We’re at the MCG, a ground Shakeel holds special affinity for. When he was younger, he used to set a 5am alarm on December 26 every year, looking to catch the start of the Boxing Day Test in Melbourne. He has just finished a two-and-a-half hour training session at the nets across from the ground, testing his defensive block against pace and using his feet to spin. At one point, Pakistan spin-bowling coach Saeed Ajmal sent down a few deliveries, with Shakeel managing to look assured, something that eluded most cricketers in Ajmal’s heyday.

Perhaps, though, that has to do with the conditions, too. “Whenever you come to Australia, it takes time to get used to conditions,” Shakeel says. “We played a practice match in Canberra but the conditions there weren’t the fast-bouncing pitches we got in Perth, so it took us time to get used to that.

We’ve moved on from that now and are looking ahead, and getting more and more used to conditions by the day. I haven’t got big runs in the first Test, but my intent was positive there. And that’s the mentality for us as a batting group, to go out there and play positive and attacking cricket.” Anyone who watched that first Test on a pitch that was – even by West Australian standards – exceptionally spicy will understand why Pakistan felt so strongly about the strip prepared for the four-day game in Canberra.

While unseasonal rains and a historically flat surface in the capital meant Pakistan were never going to get the sort of authentic experience that awaited them in Perth, the one word every cricketer reverts to is “practice”.

“It’s tricky to make the transition from Asia to Perth,” Shakeel a product of routine and method, says. “When I went to Sri Lanka, I had previously gone there on A tours. Unfortunately, I’ve never been to Australia or New Zealand on an A tour so it was quite new for me to adapt to conditions here. The quicker you adapt and the more practice you have, the easier to find it to perform. There was enough time to practice, if the pitches we practiced on weren’t quick enough. But unfortunately, that wasn’t the case.

“I’d never played on a drop-in pitch before, [such as the one] in Perth. It takes one or two days to adjust. But as a professional cricketer, you have to adapt quickly so you’re able to perform. I learned a lot from that match.”
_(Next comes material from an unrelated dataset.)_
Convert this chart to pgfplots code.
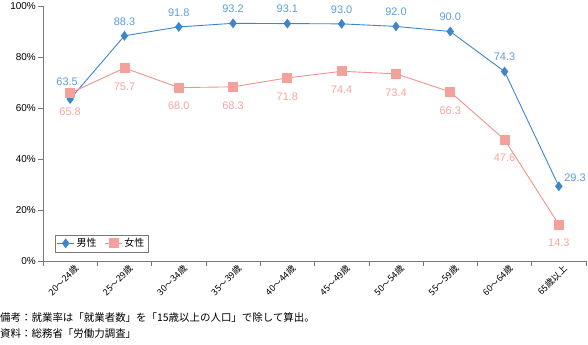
\documentclass[border=0pt]{standalone}
\usepackage{fontspec}
\setmainfont{Liberation Sans}
\newfontfamily\jp{Noto Sans CJK JP}
\usepackage{pgfplots}
\pgfplotsset{compat=1.18}
\definecolor{mblue}{RGB}{62,134,204}
\definecolor{mbluet}{RGB}{92,157,216}
\definecolor{fpink}{RGB}{240,146,140}
\definecolor{fpinkm}{RGB}{244,160,155}
\definecolor{fpinkt}{RGB}{244,165,160}
\definecolor{axgray}{RGB}{120,120,120}
\pgfplotsset{lbl/.style={draw=none, forget plot, mark=none,
  nodes near coords={\pgfmathprintnumber[fixed,fixed zerofill,precision=1]{\pgfplotspointmeta}},
  nodes near coords style={font=\fontsize{11}{13}\selectfont, #1}}}
\begin{document}
\begin{tikzpicture}[x=1bp,y=1bp]
\path[use as bounding box] (-43,-83) rectangle (545,261);
\begin{axis}[
  at={(0,0)}, anchor=south west,
  scale only axis, width=543bp, height=255bp,
  xmin=-0.5, xmax=9.5, ymin=0, ymax=100,
  axis x line=bottom, axis y line=left,
  axis line style={-, axgray, line width=0.7pt},
  tick align=outside,
  xtick={0,...,9},
  xticklabels={20～24歳,25～29歳,30～34歳,35～39歳,40～44歳,45～49歳,50～54歳,55～59歳,60～64歳,65歳以上},
  major x tick style={draw=none},
  minor xtick={-0.5,0.5,1.5,2.5,3.5,4.5,5.5,6.5,7.5,8.5,9.5},
  minor x tick style={axgray, line width=0.6pt},
  minor tick length=5bp,
  ytick={0,20,...,100},
  y tick style={axgray, line width=0.6pt},
  major tick length=5bp,
  yticklabel={\pgfmathprintnumber[fixed,precision=0]{\tick}\%},
  /pgf/number format/assume math mode=true,
  yticklabel style={font=\fontsize{10}{12}\selectfont, text=black, inner sep=2bp},
  xticklabel style={rotate=45, anchor=north east, font=\jp\fontsize{9}{10}\selectfont, text=black, inner sep=1bp, xshift=5bp},
  clip=false,
  legend style={at={(12/543,9/255)}, anchor=south west, draw=axgray, line width=0.5pt,
    font=\jp\fontsize{10}{12}\selectfont, legend columns=2, inner sep=1.5bp,
    /tikz/every even column/.append style={column sep=6bp}},
  legend cell align=left,
]
\addplot[mblue, line width=0.9pt, mark=diamond*, mark size=4.2bp, mark options={solid, fill=mblue, draw=mblue}]
  coordinates {(0,63.5)(1,88.3)(2,91.8)(3,93.2)(4,93.1)(5,93.0)(6,92.0)(7,90.0)(8,74.3)(9,29.3)};
\addlegendentry{男性}
\addplot[fpink, line width=0.9pt, mark=square*, mark size=4.5bp, mark options={solid, fill=fpinkm, draw=fpinkm}]
  coordinates {(0,65.8)(1,75.7)(2,68.0)(3,68.3)(4,71.8)(5,74.4)(6,73.4)(7,66.3)(8,47.6)(9,14.3)};
\addlegendentry{女性}
% labels
\addplot[lbl={text=mbluet, anchor=south, yshift=7bp}]
  coordinates {(1,88.3)(2,91.8)(3,93.2)(4,93.1)(5,93.0)(6,92.0)(7,90.0)(8,74.3)};
\addplot[lbl={text=mbluet, anchor=south, xshift=-3bp, yshift=10bp}]
  coordinates {(0,63.5)};
\addplot[lbl={text=mbluet, anchor=south west, xshift=2bp, yshift=1bp}]
  coordinates {(9,29.3)};
\addplot[lbl={text=fpinkt, anchor=north, yshift=-11bp}]
  coordinates {(0,65.8)(1,75.7)(2,68.0)(3,68.3)(4,71.8)(5,74.4)(6,73.4)(7,66.3)(8,47.6)(9,14.3)};
\end{axis}
\node[anchor=west, font=\jp\fontsize{10.5}{12}\selectfont, inner sep=0pt] at (-43,-57) {備考：就業率は「就業者数」を「15歳以上の人口」で除して算出。};
\node[anchor=west, font=\jp\fontsize{10.5}{12}\selectfont, inner sep=0pt] at (-43,-73) {資料：総務省「労働力調査」};
\end{tikzpicture}
\end{document}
And though he managed a modest 52 runs across the two innings, his tendency to get starts in every Test innings remained unabated. He scored 28 and 24, meaning he has not once been dismissed below 20, in a career spanning 15 Test innings. While doing so, he quietly surpassed Everton Weekes’ record of 14 innings, which had stood for 73 years.

With that toughest test out of the way, Shakeel feels it might even be a blessing to have gone through that baptism of fire first up. The MCG is unlikely to carry the same spitting venom as Perth did even deep into the fourth day, and the surface most probably won’t break up quite as easily either. That means Australia’s seam attack might not be afforded quite as much assistance as they were at the Optus, with Nathan Lyon potentially finding it trickier to make his presence felt, too.
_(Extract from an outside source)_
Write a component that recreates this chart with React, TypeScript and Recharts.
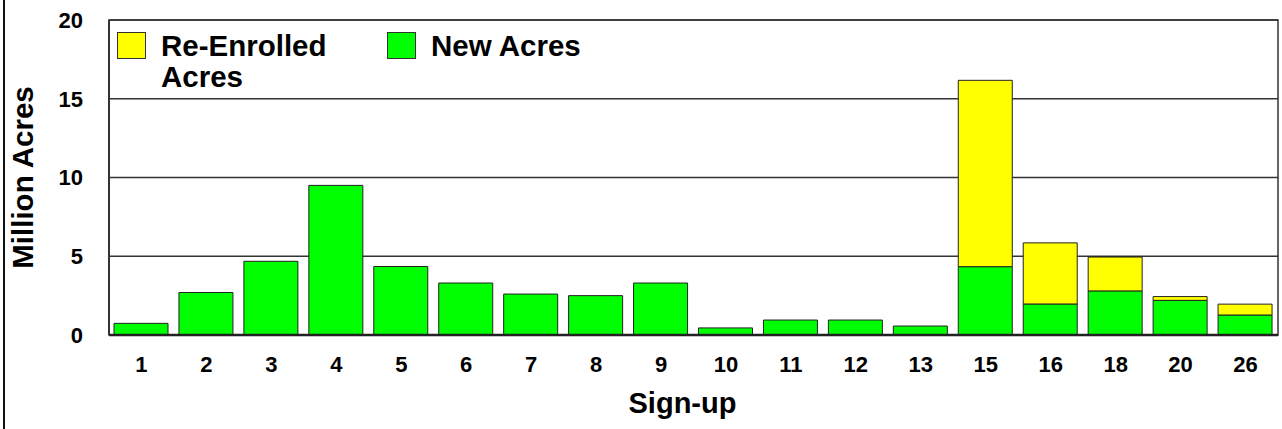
import { BarChart, Bar, XAxis, YAxis, CartesianGrid, ReferenceArea, Label } from "recharts";

const categories = ["1", "2", "3", "4", "5", "6", "7", "8", "9", "10", "11", "12", "13", "15", "16", "18", "20", "26"];
const newAcres = [0.74, 2.7, 4.68, 9.5, 4.35, 3.3, 2.6, 2.5, 3.3, 0.45, 0.95, 0.95, 0.57, 4.34, 1.97, 2.8, 2.2, 1.27];
const reEnrolled = [0, 0, 0, 0, 0, 0, 0, 0, 0, 0, 0, 0, 0, 11.83, 3.88, 2.15, 0.24, 0.69];
const yTicks = [0, 5, 10, 15, 20];

const FONT = "'Liberation Sans', Arial, sans-serif";
const YELLOW = "#ffff00";
const GREEN = "#00ff00";

const legendItems = [
  { name: ["Re-Enrolled", "Acres"], color: YELLOW, left: 117 },
  { name: ["New Acres"], color: GREEN, left: 387 },
];

const data = categories.map((c, i) => ({ signup: c, newAcres: newAcres[i], reEnrolled: reEnrolled[i] }));

export default function App() {
  const tick = { fill: "#000", fontSize: 22, fontWeight: "bold", fontFamily: FONT };
  return (
    <div style={{ position: "absolute", left: 0, top: 0, width: 1282, height: 429, background: "#fff", fontFamily: FONT }}>
      <div style={{ position: "absolute", left: 3, top: 0, width: 2, height: 429, background: "#111" }} />
      <BarChart width={1282} height={429} data={data} margin={{ top: 20, right: 4, bottom: 0, left: 0 }}>
        <CartesianGrid vertical={false} stroke="#333" strokeWidth={1.3} />
        <ReferenceArea x1="1" x2="26" y1={0} y2={20} fill="none" stroke="#333" strokeWidth={1.5} />
        <XAxis
          dataKey="signup"
          height={94}
          tick={tick}
          tickLine={false}
          tickSize={6}
          tickMargin={15}
          axisLine={{ stroke: "#222", strokeWidth: 2.5 }}
        >
          <Label
            value="Sign-up"
            position="insideBottom"
            offset={16}
            dx={-11}
            style={{ fill: "#000", fontSize: 29, fontWeight: "bold", fontFamily: FONT }}
          />
        </XAxis>
        <YAxis
          width={109}
          domain={[0, 20]}
          ticks={yTicks}
          tick={tick}
          tickLine={false}
          tickSize={6}
          tickMargin={20}
          axisLine={{ stroke: "#333", strokeWidth: 2 }}
        >
          <Label
            content={({ viewBox }: any) => {
              const cy = viewBox.y + viewBox.height / 2;
              return (
                <text
                  x={22}
                  y={cy}
                  transform={`rotate(-90, 22, ${cy})`}
                  textAnchor="middle"
                  dominantBaseline="central"
                  style={{ fill: "#000", fontSize: 29.5, fontWeight: "bold", fontFamily: FONT }}
                >
                  Million Acres
                </text>
              );
            }}
          />
        </YAxis>
        <Bar dataKey="newAcres" stackId="a" fill={GREEN} stroke="#222" strokeWidth={1} barSize={54} isAnimationActive={false} />
        <Bar dataKey="reEnrolled" stackId="a" fill={YELLOW} stroke="#222" strokeWidth={1} barSize={54} isAnimationActive={false} />
      </BarChart>
      {legendItems.map((item) => (
        <div key={item.color} style={{ position: "absolute", left: item.left, top: 32, display: "flex", alignItems: "flex-start" }}>
          <div style={{ width: 27, height: 25, background: item.color, border: "1px solid #333" }} />
          <div style={{ marginLeft: 15, marginTop: -2, fontSize: 29.5, fontWeight: "bold", lineHeight: "31px", color: "#000" }}>
            {item.name.map((line) => (
              <div key={line}>{line}</div>
            ))}
          </div>
        </div>
      ))}
    </div>
  );
}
“The practice today was really good. After we played Perth, the pitch here almost feels like Pakistan,” Shakeel says. “The matches in Melbourne, I’ve seen it’s not that hard to bat on. I’m really looking forward to this Test match. The boys are feeling good; it was a very healthy practice session and the players look in good nick. I think you’ll get the chance to see a complete turnaround, especially in this Melbourne Test.